▶ _Task brief_: Would you transcribe the listing that follows, character for character, and omit its images?

▶ _Recorded data_:
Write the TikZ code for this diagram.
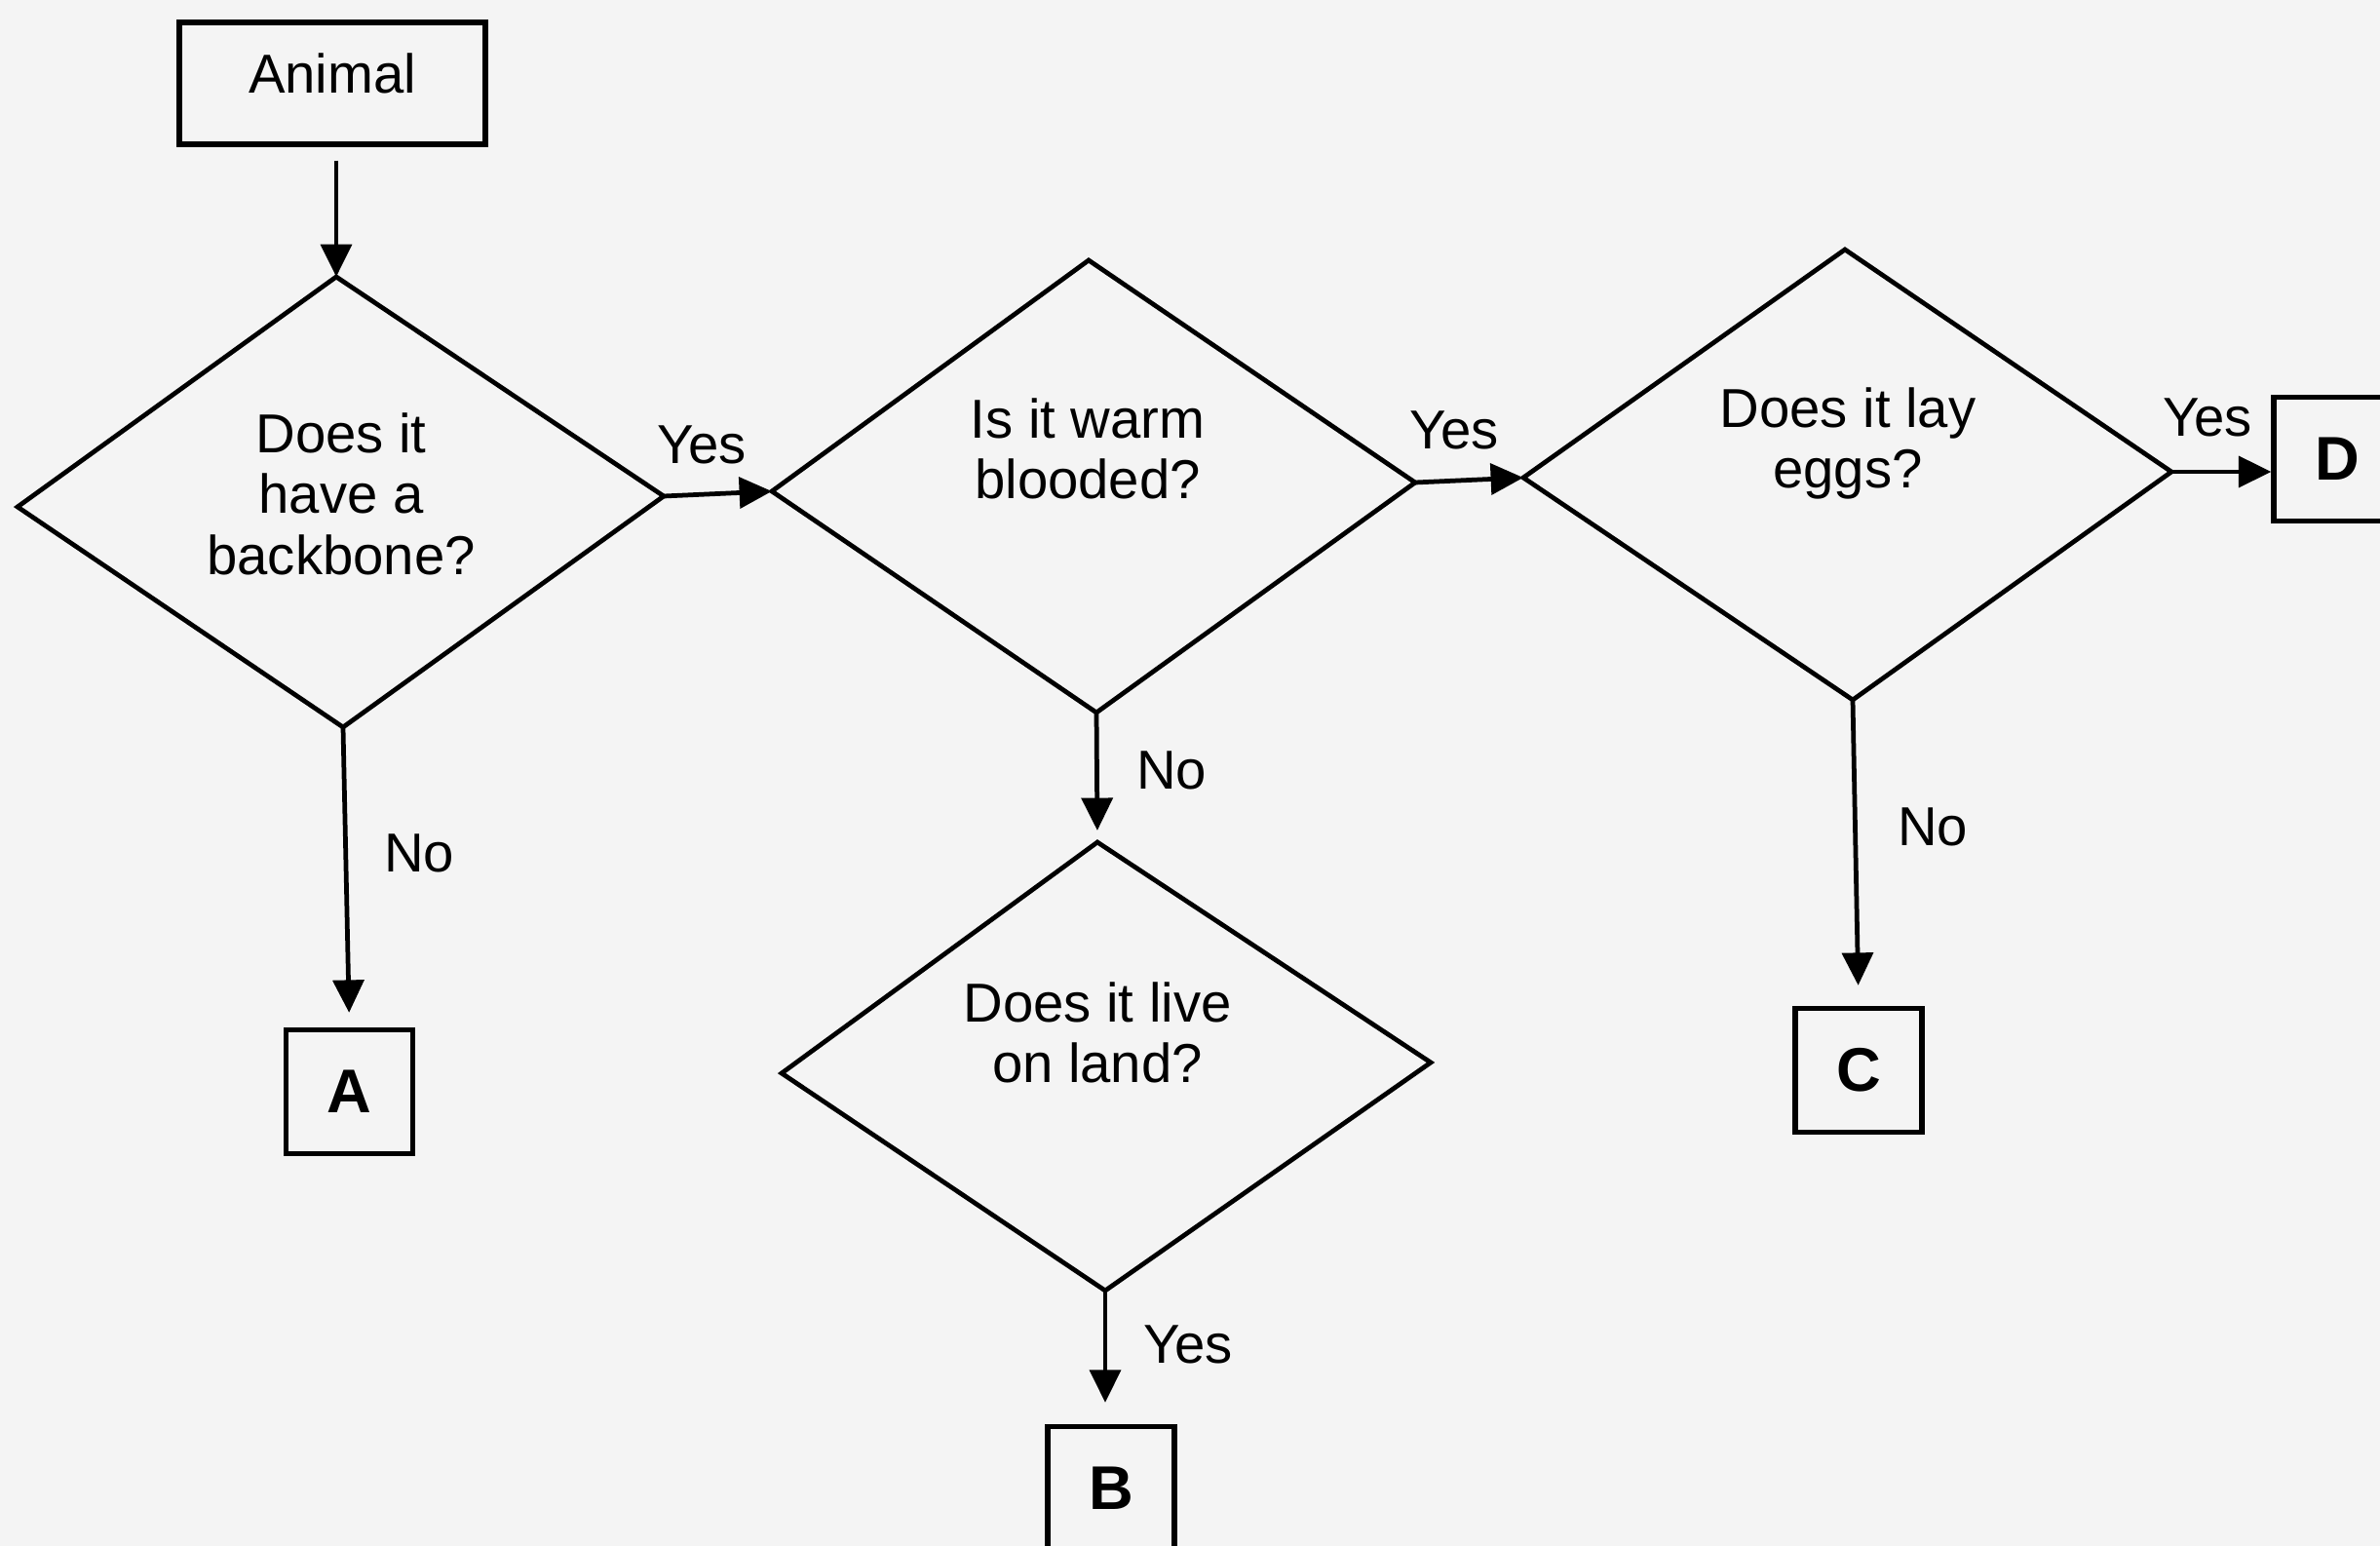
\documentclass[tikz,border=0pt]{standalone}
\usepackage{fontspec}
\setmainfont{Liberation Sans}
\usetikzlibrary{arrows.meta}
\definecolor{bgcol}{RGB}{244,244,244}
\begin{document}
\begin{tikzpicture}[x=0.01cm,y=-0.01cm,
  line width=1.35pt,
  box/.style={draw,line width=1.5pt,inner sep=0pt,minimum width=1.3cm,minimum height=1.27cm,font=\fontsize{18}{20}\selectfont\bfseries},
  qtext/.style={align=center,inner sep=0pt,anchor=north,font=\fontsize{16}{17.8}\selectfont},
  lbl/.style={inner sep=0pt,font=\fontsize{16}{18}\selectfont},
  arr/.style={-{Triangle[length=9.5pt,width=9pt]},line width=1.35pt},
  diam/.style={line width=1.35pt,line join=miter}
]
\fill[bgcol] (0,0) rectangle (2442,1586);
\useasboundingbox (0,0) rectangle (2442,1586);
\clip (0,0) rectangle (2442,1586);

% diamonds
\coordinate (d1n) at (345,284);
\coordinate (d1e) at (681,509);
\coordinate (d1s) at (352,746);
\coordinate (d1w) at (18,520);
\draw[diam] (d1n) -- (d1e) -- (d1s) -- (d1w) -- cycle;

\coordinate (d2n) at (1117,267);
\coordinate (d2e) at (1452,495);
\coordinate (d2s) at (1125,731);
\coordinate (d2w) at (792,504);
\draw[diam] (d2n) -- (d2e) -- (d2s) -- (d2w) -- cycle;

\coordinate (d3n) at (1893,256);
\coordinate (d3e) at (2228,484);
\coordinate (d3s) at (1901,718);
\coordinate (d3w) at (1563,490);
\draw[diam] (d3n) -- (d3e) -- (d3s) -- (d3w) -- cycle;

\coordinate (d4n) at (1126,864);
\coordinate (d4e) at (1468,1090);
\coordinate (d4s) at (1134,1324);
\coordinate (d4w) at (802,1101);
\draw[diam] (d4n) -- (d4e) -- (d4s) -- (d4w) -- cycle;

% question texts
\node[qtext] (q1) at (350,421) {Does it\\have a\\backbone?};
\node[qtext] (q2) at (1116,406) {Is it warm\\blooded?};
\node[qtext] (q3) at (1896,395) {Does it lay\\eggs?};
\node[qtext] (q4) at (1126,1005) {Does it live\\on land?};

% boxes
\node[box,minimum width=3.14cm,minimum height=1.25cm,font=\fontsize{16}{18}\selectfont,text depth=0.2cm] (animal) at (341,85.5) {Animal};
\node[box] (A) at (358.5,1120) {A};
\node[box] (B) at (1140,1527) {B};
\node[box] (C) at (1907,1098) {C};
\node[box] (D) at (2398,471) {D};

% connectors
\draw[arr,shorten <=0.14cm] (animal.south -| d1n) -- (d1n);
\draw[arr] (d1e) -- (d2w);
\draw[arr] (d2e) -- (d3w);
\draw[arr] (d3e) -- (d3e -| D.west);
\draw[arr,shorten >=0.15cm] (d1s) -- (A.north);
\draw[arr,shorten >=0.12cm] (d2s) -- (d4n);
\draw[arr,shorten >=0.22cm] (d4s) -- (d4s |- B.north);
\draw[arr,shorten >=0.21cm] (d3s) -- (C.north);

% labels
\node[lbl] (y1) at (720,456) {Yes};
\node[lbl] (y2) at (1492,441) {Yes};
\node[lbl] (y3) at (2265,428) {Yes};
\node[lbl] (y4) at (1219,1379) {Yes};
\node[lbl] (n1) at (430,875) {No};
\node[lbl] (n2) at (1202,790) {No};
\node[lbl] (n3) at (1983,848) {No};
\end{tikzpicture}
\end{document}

▶ _Answer to the exercise_:
Write the TikZ code for this diagram.
\documentclass[tikz,border=0pt]{standalone}
\usepackage{fontspec}
\setmainfont{Liberation Sans}
\usetikzlibrary{arrows.meta}
\definecolor{bgcol}{RGB}{244,244,244}
\begin{document}
\begin{tikzpicture}[x=0.01cm,y=-0.01cm,
  line width=1.35pt,
  box/.style={draw,line width=1.5pt,inner sep=0pt,minimum width=1.3cm,minimum height=1.27cm,font=\fontsize{18}{20}\selectfont\bfseries},
  qtext/.style={align=center,inner sep=0pt,anchor=north,font=\fontsize{16}{17.8}\selectfont},
  lbl/.style={inner sep=0pt,font=\fontsize{16}{18}\selectfont},
  arr/.style={-{Triangle[length=9.5pt,width=9pt]},line width=1.35pt},
  diam/.style={line width=1.35pt,line join=miter}
]
\fill[bgcol] (0,0) rectangle (2442,1586);
\useasboundingbox (0,0) rectangle (2442,1586);
\clip (0,0) rectangle (2442,1586);

% diamonds
\coordinate (d1n) at (345,284);
\coordinate (d1e) at (681,509);
\coordinate (d1s) at (352,746);
\coordinate (d1w) at (18,520);
\draw[diam] (d1n) -- (d1e) -- (d1s) -- (d1w) -- cycle;

\coordinate (d2n) at (1117,267);
\coordinate (d2e) at (1452,495);
\coordinate (d2s) at (1125,731);
\coordinate (d2w) at (792,504);
\draw[diam] (d2n) -- (d2e) -- (d2s) -- (d2w) -- cycle;

\coordinate (d3n) at (1893,256);
\coordinate (d3e) at (2228,484);
\coordinate (d3s) at (1901,718);
\coordinate (d3w) at (1563,490);
\draw[diam] (d3n) -- (d3e) -- (d3s) -- (d3w) -- cycle;

\coordinate (d4n) at (1126,864);
\coordinate (d4e) at (1468,1090);
\coordinate (d4s) at (1134,1324);
\coordinate (d4w) at (802,1101);
\draw[diam] (d4n) -- (d4e) -- (d4s) -- (d4w) -- cycle;

% question texts
\node[qtext] (q1) at (350,421) {Does it\\have a\\backbone?};
\node[qtext] (q2) at (1116,406) {Is it warm\\blooded?};
\node[qtext] (q3) at (1896,395) {Does it lay\\eggs?};
\node[qtext] (q4) at (1126,1005) {Does it live\\on land?};

% boxes
\node[box,minimum width=3.14cm,minimum height=1.25cm,font=\fontsize{16}{18}\selectfont,text depth=0.2cm] (animal) at (341,85.5) {Animal};
\node[box] (A) at (358.5,1120) {A};
\node[box] (B) at (1140,1527) {B};
\node[box] (C) at (1907,1098) {C};
\node[box] (D) at (2398,471) {D};

% connectors
\draw[arr,shorten <=0.14cm] (animal.south -| d1n) -- (d1n);
\draw[arr] (d1e) -- (d2w);
\draw[arr] (d2e) -- (d3w);
\draw[arr] (d3e) -- (d3e -| D.west);
\draw[arr,shorten >=0.15cm] (d1s) -- (A.north);
\draw[arr,shorten >=0.12cm] (d2s) -- (d4n);
\draw[arr,shorten >=0.22cm] (d4s) -- (d4s |- B.north);
\draw[arr,shorten >=0.21cm] (d3s) -- (C.north);

% labels
\node[lbl] (y1) at (720,456) {Yes};
\node[lbl] (y2) at (1492,441) {Yes};
\node[lbl] (y3) at (2265,428) {Yes};
\node[lbl] (y4) at (1219,1379) {Yes};
\node[lbl] (n1) at (430,875) {No};
\node[lbl] (n2) at (1202,790) {No};
\node[lbl] (n3) at (1983,848) {No};
\end{tikzpicture}
\end{document}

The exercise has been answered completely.